Bottom line: Qualtrics can support HIPAA use cases when a BAA is in place, strong Data Encryption Standards are enforced, access is tightly controlled, and your organization maintains disciplined user training, risk analysis, and compliance auditing.

FAQs

What is a Business Associate Agreement (BAA)?

A BAA is a HIPAA-required contract between a covered entity and a service provider that handles PHI. It defines permitted uses, required safeguards, breach duties, subcontractor obligations, and end-of-term data handling.

How does Qualtrics handle Protected Health Information?

When covered by a signed BAA and configured properly, Qualtrics can create, receive, maintain, or transmit PHI for defined purposes. You must limit collection to minimum necessary, secure data with encryption, restrict access, and manage exports and integrations responsibly.

What security measures does Qualtrics provide for HIPAA compliance?

Qualtrics supports HIPAA-aligned controls such as encrypted transmission, role-based access, audit logging, and administrative features that help you implement Technical Safeguards.

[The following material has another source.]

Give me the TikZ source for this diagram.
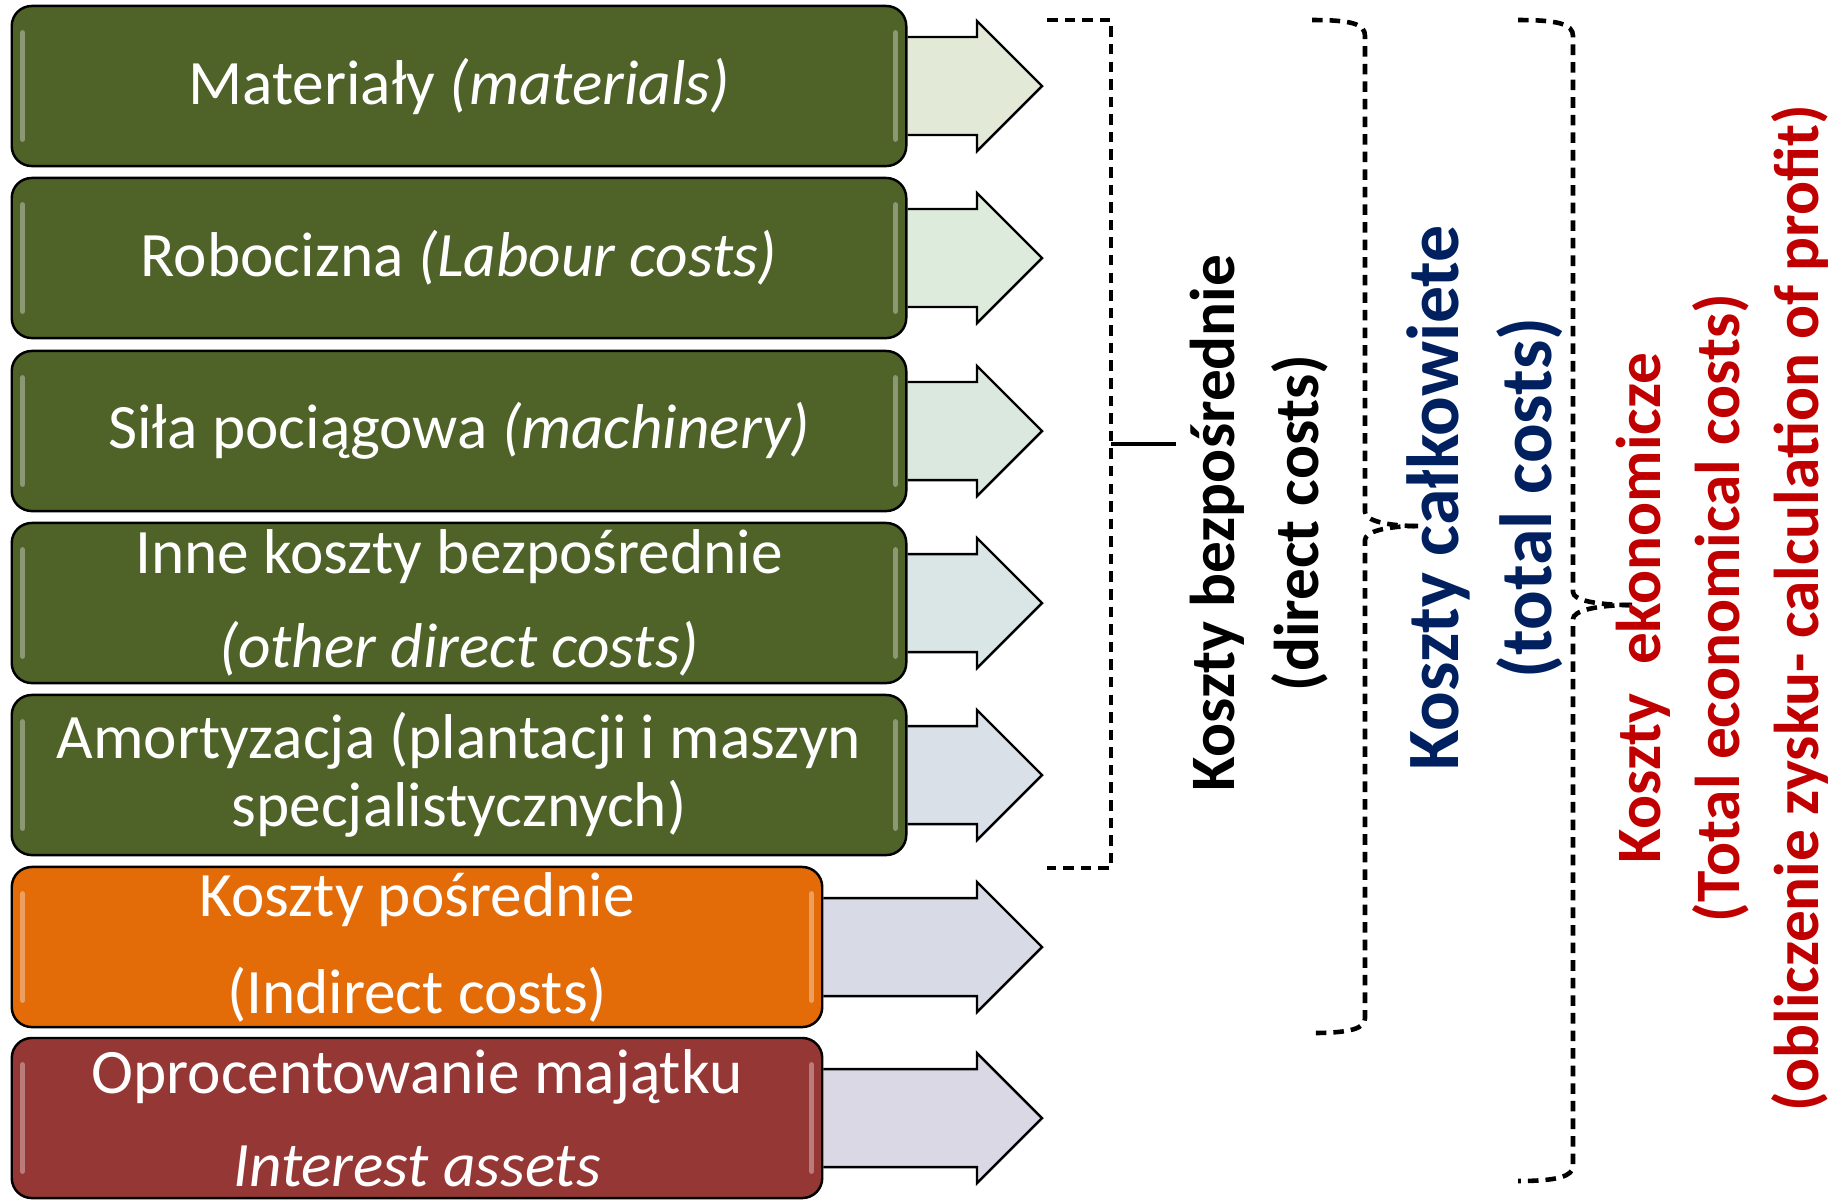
\documentclass[tikz,border=0pt]{standalone}
\usepackage{fontspec}
\setmainfont{Carlito}
\usetikzlibrary{calc,backgrounds}

\definecolor{boxgreen}{HTML}{4F6228}
\definecolor{boxorange}{HTML}{E36C09}
\definecolor{boxred}{HTML}{953735}
\definecolor{labelnavy}{HTML}{002060}
\definecolor{labelred}{HTML}{C00000}
\definecolor{arrA}{HTML}{E2E9D6}
\definecolor{arrB}{HTML}{DCEBDB}
\definecolor{arrC}{HTML}{DAE8E0}
\definecolor{arrD}{HTML}{D9E6E5}
\definecolor{arrE}{HTML}{D9E0E7}
\definecolor{arrF}{HTML}{D8DAE5}
\definecolor{arrG}{HTML}{DAD8E5}

\tikzset{
  costbox/.style={draw=black, line width=0.7pt, rounded corners=0.2cm, text=white, align=center,
    minimum height=1.6cm, inner sep=0pt},
  arrowbody/.style={draw=black, line width=0.7pt, line join=miter},
  bracket/.style={line width=1.3pt, dash pattern=on 3pt off 2pt},
  gloss/.style={white, opacity=0.35, line width=1.5pt, line cap=round},
  sidelabel/.style={rotate=90, align=center},
}

\begin{document}
\begin{tikzpicture}[x=0.01cm, y=-0.01cm]
    \useasboundingbox (0,0) rectangle (1834,1199);
    \clip (0,0) rectangle (1834,1199);
    % cost boxes
    \node[costbox, fill=boxgreen, minimum width=8.94cm, font=\fontsize{18}{22}\selectfont] (mat) at (459,86) {Materiały \textit{(materials)}};
    \node[costbox, fill=boxgreen, minimum width=8.94cm, font=\fontsize{18}{22}\selectfont] (lab) at (459,258) {Robocizna \textit{(Labour costs)}};
    \node[costbox, fill=boxgreen, minimum width=8.94cm, font=\fontsize{18}{22}\selectfont] (mach) at (459,431) {Siła pociągowa \textit{(machinery)}};
    \node[costbox, fill=boxgreen, minimum width=8.94cm, font=\fontsize{18}{26.7}\selectfont] (other) at (459,603) {Inne koszty bezpośrednie\\\textit{(other direct costs)}};
    \node[costbox, fill=boxgreen, minimum width=8.94cm, font=\fontsize{18}{19.3}\selectfont] (amort) at (459,775) {Amortyzacja (plantacji i maszyn\\specjalistycznych)};
    \node[costbox, fill=boxorange, minimum width=8.10cm, font=\fontsize{18}{27.6}\selectfont] (indir) at (417,947) {Koszty pośrednie\\(Indirect costs)};
    \node[costbox, fill=boxred, minimum width=8.10cm, font=\fontsize{18}{26.5}\selectfont] (inter) at (417,1118) {Oprocentowanie majątku\\\textit{Interest assets}};
    % glossy edges
    \foreach \b in {mat, lab, mach, other, amort, indir, inter}{
        \draw[gloss] ($(\b.north west)+(12,28)$) -- ($(\b.south west)+(12,-28)$);
        \draw[gloss] ($(\b.north east)+(-12,28)$) -- ($(\b.south east)+(-12,-28)$);
    }
    % block arrows
    \coordinate (hb) at (977,0);
    \coordinate (tip) at (1042,0);
    \begin{scope}[on background layer]
    \foreach \b/\c in {mat/arrA, lab/arrB, mach/arrC, other/arrD, amort/arrE, indir/arrF, inter/arrG}
        \filldraw[arrowbody, fill=\c] ($(\b.east)+(0,-49)$) -| ($(hb|-\b.east)+(0,-65)$) -- (tip|-\b.east)
            -- ($(hb|-\b.east)+(0,65)$) |- ($(\b.east)+(0,49)$);
    \end{scope}
    % brackets
    \draw[bracket] (1047,20) -- (1111,20) -- (1111,868) -- (1047,868);
    \draw[line width=1.3pt] (1111,444) -- (1176,444);
    \draw[bracket] (1312,20) .. controls (1352,20) and (1365,24) .. (1365,36) -- (1365,512) .. controls (1365,520) and (1385,526) .. (1418,526);
    \draw[bracket] (1418,526) .. controls (1385,526) and (1365,532) .. (1365,540) -- (1365,1018) .. controls (1365,1028) and (1352,1033) .. (1312,1033);
    \draw[bracket] (1518,20) .. controls (1558,20) and (1573,24) .. (1573,36) -- (1573,592) .. controls (1573,600) and (1595,605) .. (1632,605);
    \draw[bracket] (1632,605) .. controls (1595,605) and (1573,611) .. (1573,619) -- (1573,1166) .. controls (1573,1176) and (1558,1181) .. (1518,1181);
    % side labels
    \node[sidelabel, font=\bfseries\fontsize{18}{24}\selectfont] (direct) at (1259,523) {Koszty bezpośrednie\\(direct costs)};
    \node[sidelabel, text=labelnavy, font=\bfseries\fontsize{21}{26.5}\selectfont] (total) at (1485,498) {Koszty całkowiete\\(total costs)};
    \node[sidelabel, text=labelred, font=\bfseries\fontsize{18}{22.5}\selectfont] (econ) at (1722,608) {Koszty\ \ ekonomicze\\(Total economical costs)\\(obliczenie zysku- calculation of profit)};
\end{tikzpicture}
\end{document}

You are responsible for enabling these controls and validating they meet your risk analysis and policy requirements.

Does using Qualtrics guarantee HIPAA compliance automatically?

No. A signed BAA and proper configuration are necessary but not sufficient. Compliance also depends on your Administrative Safeguards—policies, training, risk analysis, monitoring, and disciplined day-to-day handling of PHI across people, processes, and technology.